CMS Cement Sdn Bhd, the only cement producer operating in Sarawak, Malaysia, has announced that it will continue to invest in the region. The company will ramp up investment to 2016 by carrying out a number of projects that are currently in the final stages of development. This includes: a inline packer to increase bagging capacity at the Bintulu cement plant; enhancing storage and export/import capabilities at the Kuching plant by establishing a 4000 t cement silo and refurbishing the main jetty; investing in a third barge for bulk cement to improve distribution; setting up a 1 million t grinding plant.

The new projects follow on from a number of measures carried out over the last few years to enhance the company’s operations in Sarawak. CMS Cement invested RM80 million in expanding production capacity and improving efficiency and production quality at its clinker plant. It also spent RM56 million on projects such as expanding the distribution capabilities of its cement terminals in Miri and Sibu.

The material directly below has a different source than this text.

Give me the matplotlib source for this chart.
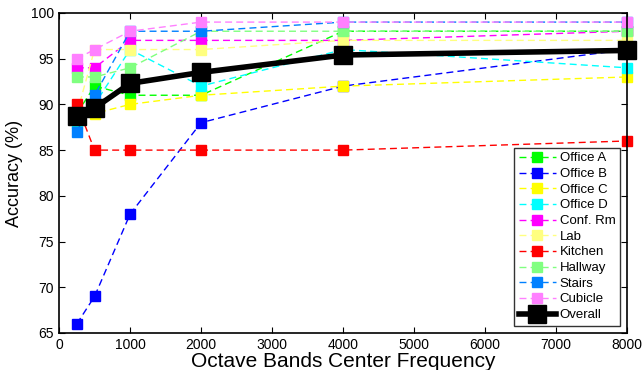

Due to rising production costs, CMS Cement will increase cement prices by 5 – 9% as of 17 February 2014. This will also enable the company to invest in Sarawak’s cement infrastructure and thereby meet the needs of the region, which is experiencing continued economic growth and development.

“CMS Cement has always – and remains – committed to the socio-economic growth of the state. From 2009 to 2013 CMS Cement increased prices by only 5.2%, despite production costs increasing by 14.5%. During the same period, other construction material costs increased by 17% – 70%. Absorbing increased production costs ourselves over the past five years, without compromising on international standards of quality, is indicative of our vision to support Sarawak’s growth and development,” said Dato’ Richard Curtis, Group Managing Director of Cahya Mata Sarawak Berhad, CMS Cement’s parent company. He went on to explain that house prices had increased by more than 30% in 2009 – 2013, compared to cement’s 5.2%. As the cost of cement equates to around 2% of the total costs of housing construction, the slight rise in cement prices had little impact.